[Charts and diagrams as code]

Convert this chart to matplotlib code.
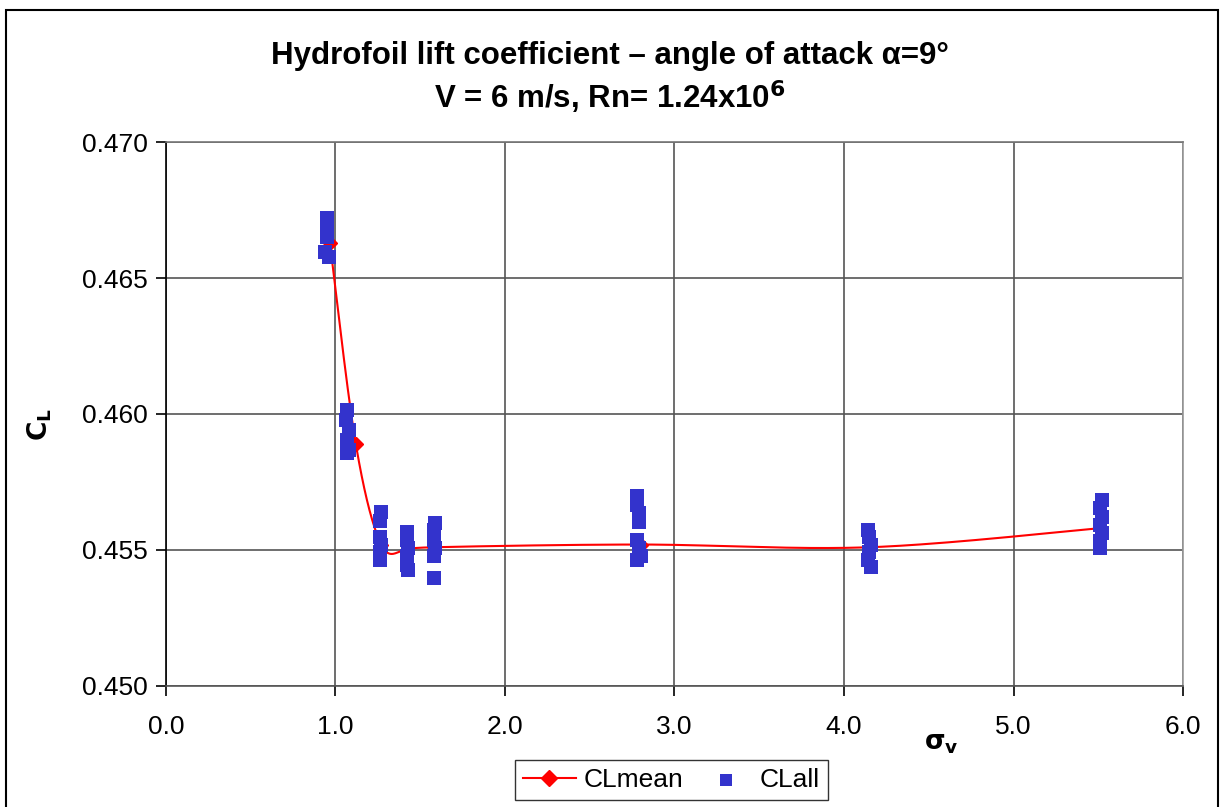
import numpy as np
import matplotlib
matplotlib.use('Agg')
import matplotlib.pyplot as plt
from matplotlib.patches import Rectangle

plt.rcParams['font.family'] = ['Liberation Sans', 'DejaVu Sans']
plt.rcParams['font.size'] = 19

# mean lift coefficient per cavitation number
sig_mean = [0.967, 1.12, 1.27, 1.42, 1.58, 2.80, 4.15, 5.51]
cl_mean = [0.4663, 0.4589, 0.4552, 0.4550, 0.4551, 0.4552, 0.4551, 0.4558]

# all samples
sig_all = [0.95, 0.95, 0.95, 0.94, 0.96,
           1.07, 1.06, 1.08, 1.07, 1.08, 1.07,
           1.27, 1.26, 1.26, 1.27, 1.26, 1.26,
           1.42, 1.42, 1.43, 1.42, 1.42, 1.43,
           1.59, 1.58, 1.58, 1.59, 1.58, 1.58,
           2.78, 2.78, 2.79, 2.79, 2.78, 2.79, 2.80, 2.78,
           4.14, 4.15, 4.16, 4.15, 4.14, 4.16,
           5.52, 5.51, 5.52, 5.51, 5.52, 5.51, 5.51]
cl_all = [0.46722, 0.46700, 0.46651, 0.46596, 0.46577,
          0.46015, 0.45978, 0.45941, 0.45904, 0.45868, 0.45857,
          0.45640, 0.45607, 0.45548, 0.45518, 0.45493, 0.45463,
          0.45566, 0.45537, 0.45507, 0.45478, 0.45445, 0.45426,
          0.45599, 0.45574, 0.45537, 0.45507, 0.45478, 0.45397,
          0.45699, 0.45665, 0.45636, 0.45603, 0.45537, 0.45507, 0.45478, 0.45463,
          0.45574, 0.45548, 0.45518, 0.45493, 0.45463, 0.45437,
          0.45684, 0.45654, 0.45621, 0.45592, 0.45562, 0.45533, 0.45507]

xticks = [0.0, 1.0, 2.0, 3.0, 4.0, 5.0, 6.0]
yticks = [0.450, 0.455, 0.460, 0.465, 0.470]


def smooth(x, y, xr, yr, n=40):
    # excel-like smoothed line (catmull-rom through the points)
    px = np.array(x) / xr
    py = np.array(y) / yr
    P = np.column_stack([px, py])
    P = np.vstack([P[0], P, P[-1]])
    out = []
    for i in range(1, len(P) - 2):
        p0, p1, p2, p3 = P[i - 1], P[i], P[i + 1], P[i + 2]
        c1 = p1 + (p2 - p0) / 6
        c2 = p2 - (p3 - p1) / 6
        t = np.linspace(0, 1, n)[:, None]
        seg = (1 - t)**3 * p1 + 3 * (1 - t)**2 * t * c1 + 3 * (1 - t) * t**2 * c2 + t**3 * p2
        out.append(seg)
    out = np.vstack(out)
    return out[:, 0] * xr, out[:, 1] * yr


fig = plt.figure(figsize=(12.2, 8.07), dpi=100)
ax = fig.add_axes([0.136, 0.150, 0.8337, 0.674])

sx, sy = smooth(sig_mean, cl_mean, 6.0, 0.02)
ax.plot(sx, sy, color='#FF0000', lw=1.5, zorder=3)
ax.plot(sig_mean, cl_mean, ls='none', marker='D', ms=7, color='#FF0000', zorder=3)
ax.scatter(sig_all, cl_all, marker='s', s=100, color='#3333CC', zorder=4, linewidths=0)

# legend handles
ax.plot([], [], color='#FF0000', lw=1.5, marker='D', ms=8, label='CLmean')
ax.scatter([], [], marker='s', s=80, color='#3333CC', linewidths=0, label='CLall')

ax.set_xlim(0, 6)
ax.set_ylim(0.450, 0.470)
ax.set_xticks(xticks)
ax.set_yticks(yticks)
ax.set_xticklabels(['%.1f' % v for v in xticks])
ax.set_yticklabels(['%.3f' % v for v in yticks])
ax.grid(True, color='#555555', lw=1.2)
ax.set_axisbelow(True)
ax.tick_params(direction='out', length=7, width=1.2, pad=6)
ax.tick_params(axis='x', pad=14)
ax.spines['left'].set_color('black')
ax.spines['bottom'].set_color('#555555')
ax.spines['top'].set_color('#777777')
ax.spines['right'].set_color('#999999')
for s in ax.spines.values():
    s.set_linewidth(1.2)

ax.set_ylabel(r'$\mathbf{C_L}$', fontsize=19, fontweight='bold')
ax.yaxis.set_label_coords(-0.11, 0.48)
ax.set_xlabel(r'$\mathbf{\sigma_v}$', fontsize=19)
ax.xaxis.set_label_coords(0.762, -0.085)

fig.text(0.5, 0.93, 'Hydrofoil lift coefficient \u2013 angle of attack \u03b1=9\u00b0',
         ha='center', va='center', fontsize=22.5, fontweight='bold')
fig.text(0.5, 0.88, 'V = 6 m/s, Rn= 1.24x10$^{\\mathbf{6}}$',
         ha='center', va='center', fontsize=22.5, fontweight='bold')

leg = ax.legend(loc='upper center', bbox_to_anchor=(0.497, -0.136), ncol=2,
                frameon=True, fancybox=False, edgecolor='black', fontsize=19,
                handlelength=2.0, handletextpad=0.3, columnspacing=0.6,
                borderpad=0.3, borderaxespad=0)
leg.get_frame().set_linewidth(1.0)

# outer chart border
fig.patches.append(Rectangle((0.005, -0.05), 0.993, 1.037, transform=fig.transFigure,
                             fill=False, edgecolor='black', lw=1.5, clip_on=False))

fig.savefig('out.png', dpi=100)
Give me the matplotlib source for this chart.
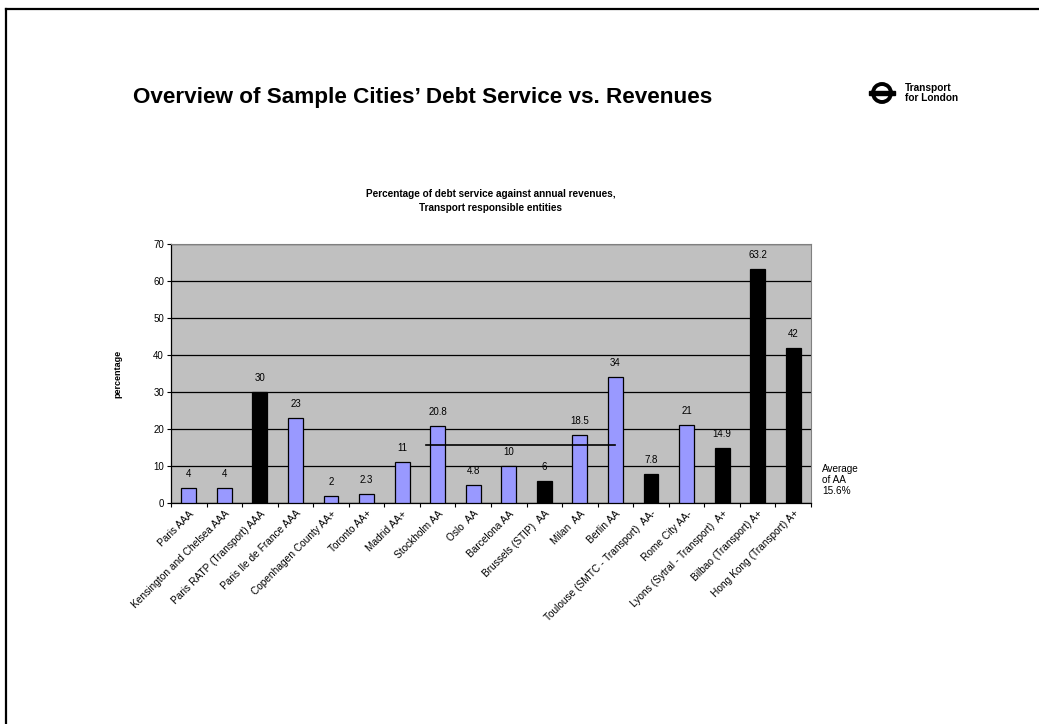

> _Problem requirements_: Verbatim reproduction of every record is required; images are left out.

> _Task answer_:
Convert this chart to matplotlib code.
import numpy as np
import matplotlib
matplotlib.use('Agg')
import matplotlib.pyplot as plt
from matplotlib.patches import Rectangle

plt.rcParams['font.family'] = ['Liberation Sans', 'DejaVu Sans']
plt.rcParams['font.size'] = 19

# mean lift coefficient per cavitation number
sig_mean = [0.967, 1.12, 1.27, 1.42, 1.58, 2.80, 4.15, 5.51]
cl_mean = [0.4663, 0.4589, 0.4552, 0.4550, 0.4551, 0.4552, 0.4551, 0.4558]

# all samples
sig_all = [0.95, 0.95, 0.95, 0.94, 0.96,
           1.07, 1.06, 1.08, 1.07, 1.08, 1.07,
           1.27, 1.26, 1.26, 1.27, 1.26, 1.26,
           1.42, 1.42, 1.43, 1.42, 1.42, 1.43,
           1.59, 1.58, 1.58, 1.59, 1.58, 1.58,
           2.78, 2.78, 2.79, 2.79, 2.78, 2.79, 2.80, 2.78,
           4.14, 4.15, 4.16, 4.15, 4.14, 4.16,
           5.52, 5.51, 5.52, 5.51, 5.52, 5.51, 5.51]
cl_all = [0.46722, 0.46700, 0.46651, 0.46596, 0.46577,
          0.46015, 0.45978, 0.45941, 0.45904, 0.45868, 0.45857,
          0.45640, 0.45607, 0.45548, 0.45518, 0.45493, 0.45463,
          0.45566, 0.45537, 0.45507, 0.45478, 0.45445, 0.45426,
          0.45599, 0.45574, 0.45537, 0.45507, 0.45478, 0.45397,
          0.45699, 0.45665, 0.45636, 0.45603, 0.45537, 0.45507, 0.45478, 0.45463,
          0.45574, 0.45548, 0.45518, 0.45493, 0.45463, 0.45437,
          0.45684, 0.45654, 0.45621, 0.45592, 0.45562, 0.45533, 0.45507]

xticks = [0.0, 1.0, 2.0, 3.0, 4.0, 5.0, 6.0]
yticks = [0.450, 0.455, 0.460, 0.465, 0.470]


def smooth(x, y, xr, yr, n=40):
    # excel-like smoothed line (catmull-rom through the points)
    px = np.array(x) / xr
    py = np.array(y) / yr
    P = np.column_stack([px, py])
    P = np.vstack([P[0], P, P[-1]])
    out = []
    for i in range(1, len(P) - 2):
        p0, p1, p2, p3 = P[i - 1], P[i], P[i + 1], P[i + 2]
        c1 = p1 + (p2 - p0) / 6
        c2 = p2 - (p3 - p1) / 6
        t = np.linspace(0, 1, n)[:, None]
        seg = (1 - t)**3 * p1 + 3 * (1 - t)**2 * t * c1 + 3 * (1 - t) * t**2 * c2 + t**3 * p2
        out.append(seg)
    out = np.vstack(out)
    return out[:, 0] * xr, out[:, 1] * yr


fig = plt.figure(figsize=(12.2, 8.07), dpi=100)
ax = fig.add_axes([0.136, 0.150, 0.8337, 0.674])

sx, sy = smooth(sig_mean, cl_mean, 6.0, 0.02)
ax.plot(sx, sy, color='#FF0000', lw=1.5, zorder=3)
ax.plot(sig_mean, cl_mean, ls='none', marker='D', ms=7, color='#FF0000', zorder=3)
ax.scatter(sig_all, cl_all, marker='s', s=100, color='#3333CC', zorder=4, linewidths=0)

# legend handles
ax.plot([], [], color='#FF0000', lw=1.5, marker='D', ms=8, label='CLmean')
ax.scatter([], [], marker='s', s=80, color='#3333CC', linewidths=0, label='CLall')

ax.set_xlim(0, 6)
ax.set_ylim(0.450, 0.470)
ax.set_xticks(xticks)
ax.set_yticks(yticks)
ax.set_xticklabels(['%.1f' % v for v in xticks])
ax.set_yticklabels(['%.3f' % v for v in yticks])
ax.grid(True, color='#555555', lw=1.2)
ax.set_axisbelow(True)
ax.tick_params(direction='out', length=7, width=1.2, pad=6)
ax.tick_params(axis='x', pad=14)
ax.spines['left'].set_color('black')
ax.spines['bottom'].set_color('#555555')
ax.spines['top'].set_color('#777777')
ax.spines['right'].set_color('#999999')
for s in ax.spines.values():
    s.set_linewidth(1.2)

ax.set_ylabel(r'$\mathbf{C_L}$', fontsize=19, fontweight='bold')
ax.yaxis.set_label_coords(-0.11, 0.48)
ax.set_xlabel(r'$\mathbf{\sigma_v}$', fontsize=19)
ax.xaxis.set_label_coords(0.762, -0.085)

fig.text(0.5, 0.93, 'Hydrofoil lift coefficient \u2013 angle of attack \u03b1=9\u00b0',
         ha='center', va='center', fontsize=22.5, fontweight='bold')
fig.text(0.5, 0.88, 'V = 6 m/s, Rn= 1.24x10$^{\\mathbf{6}}$',
         ha='center', va='center', fontsize=22.5, fontweight='bold')

leg = ax.legend(loc='upper center', bbox_to_anchor=(0.497, -0.136), ncol=2,
                frameon=True, fancybox=False, edgecolor='black', fontsize=19,
                handlelength=2.0, handletextpad=0.3, columnspacing=0.6,
                borderpad=0.3, borderaxespad=0)
leg.get_frame().set_linewidth(1.0)

# outer chart border
fig.patches.append(Rectangle((0.005, -0.05), 0.993, 1.037, transform=fig.transFigure,
                             fill=False, edgecolor='black', lw=1.5, clip_on=False))

fig.savefig('out.png', dpi=100)
Give me the matplotlib source for this chart.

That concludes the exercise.